On the Meromorphic Functions in the Punctured Plane Without Multiple Values

Abstract

The study of meromorphic functions without multiple values in the plane started by F. Nevanlinna is extended to meromorphic functions in the punctured plane $${\mathbb {C}}^{{*}}.$$ It is a classical result that a meromorphic function $$f\left( z\right) $$ can be obtained as quotient of solutions of the second order differential equation $$u^{{\prime \prime }}+\left\{ f\left( z\right) ,z\right\} u=0,$$ where $$\left\{ f\left( z\right) ,z\right\} $$ is the Schwarzian derivative of $$f\left( z\right) $$ . In our hypothesis of meromorphic functions of finite order without multiple values in the puntured plane, the Schwarzian derivative $$\left\{ f\left( z\right) , z\right\} $$ turns out to be a rational function with only possible poles at 0 and $$\infty $$ . In these conditions the asymptotic behaviour of $$f\left( z\right) $$ can be described by a result of Hille (Lectures on Ordinary Differential Equations in the complex plane, Addison Wesley, Boston, 1969) on ordinary differential equations in the complex plane.
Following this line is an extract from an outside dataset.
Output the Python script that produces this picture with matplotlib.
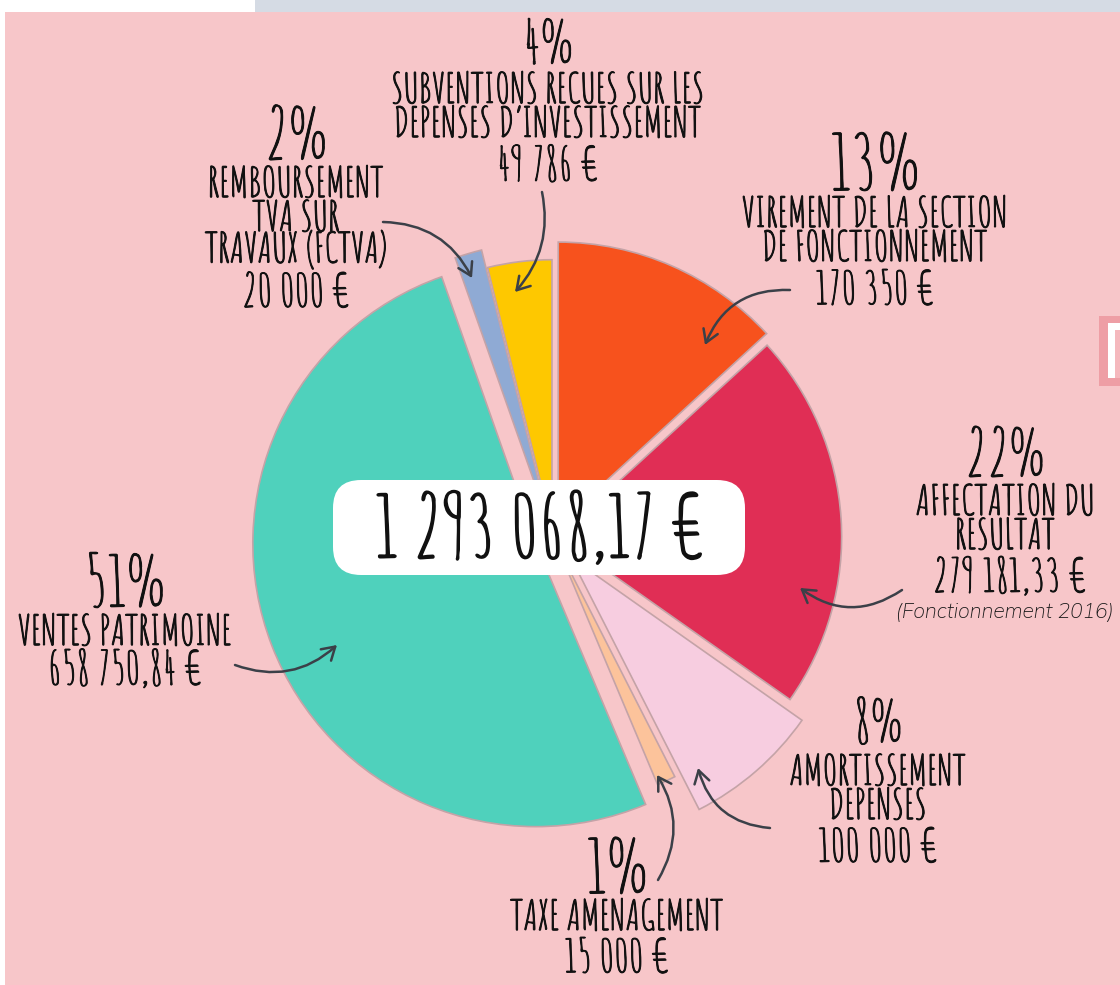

The results obtained are framed in the value distribution theory of meromorphic functions, in particular in the punctured plane we shall consider the work of Khrystiyanin and Kondratyuk (Mat Stud 23(1):19–30, 2005; Mat Stud 23(1):57–68, 2005) and Korhonen (Nevanlinna theory on an annulus. Value distribution theory and related topics. Adv. Complex analysis and applications, Kluwer Academic Publishers, Dordrecht, 2004).